The aim of this study was to conduct a multi-parametric assessment of optical degradation and surface chemical changes in composite resins following exposure to polyphenol-rich beverages, by integrating spectrophotometric measurements with SEM–EDS analysis to evaluate potential associations between elemental alterations and esthetic outcomes.

Methods

128 disc-shaped (2 mm × 8 mm) composite resin specimens divided into two main groups according to the composite resin used: Supra nano hybrid composite resin (Estelite Palfique Paste) and Microhybrid composite resin (Estelite Posterior). After four-step polishing with Sof-Lex discs, the specimens were weighed, their colors were recorded using a spectrophotometer according to the CIEDE2000 system. Specimens were then immersed for 14 days in black, rooibos, or peppermint teas for 2 h/day to simulate clinically relevant daily tea consumption habits. During the remaining time, specimens were stored in distilled water at 37 °C in an incubator.
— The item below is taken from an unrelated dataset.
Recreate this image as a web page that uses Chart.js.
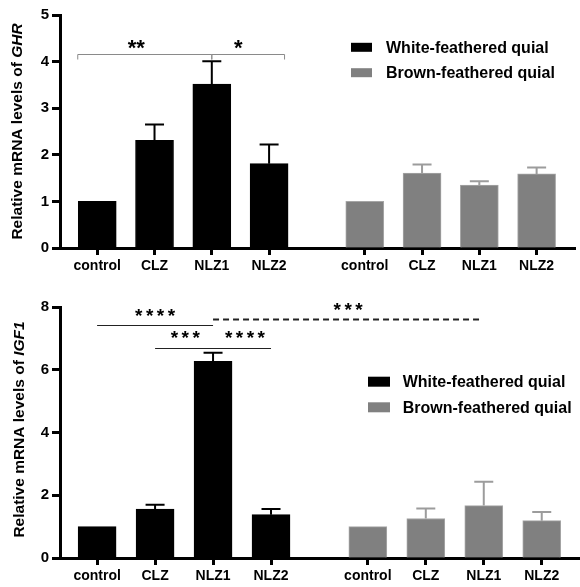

The tea solutions were prepared using commercial tea bags. Each tea bag (approximately 2 g) was immersed in 200 mL of freshly boiled distilled water and allowed to steep for 5 min. After removal of the tea bags, the solutions were cooled to a drinkable temperature (60 ± 2 °C) and used for the immersion procedures. Total polyphenol content (TPC) of the teas was determined using the Folin–Ciocalteu method. Color change (ΔE00), translucency parameter (TP00), and weight loss were measured at baseline and after post-staining (n = 10). SEM–EDS analysis (n = 3) was performed to assess surface morphology and elemental composition. Normality was assessed using Shapiro–Wilk, and parametric or non-parametric tests were applied accordingly. Both parametric (ANOVA) and non-parametric (Kruskal–Wallis) tests were used according to data distribution. Correlations were performed using Spearman’s rank correlation coefficient. The level of statistical significance was set at p < 0.05.

Results

TPC differed significantly among teas (p < 0.05). Black tea caused the greatest ΔE00 and ΔP00 change in both composite resins (p < 0.05). SEM–EDS analysis revealed tea-associated changes in surface elemental signals, including increased carbon and reduced silicon levels. ΔE00 was positively correlated with total polyphenol content (ρ = 0.614) and surface carbon percentage (ρ = 0.660), and negatively correlated with silicon percentage (ρ = − 0.503) (all p < 0.001). ΔP00 was positively correlated with silicon and negatively correlated with carbon percentage (p < 0.001).

Conclusion

Composite resins showed different susceptibility to extrinsic staining depending on tea type, with black tea causing the greatest changes in color and translucency properties. Optical degradation was accompanied by alterations in surface elemental composition, particularly involving carbon and silicon.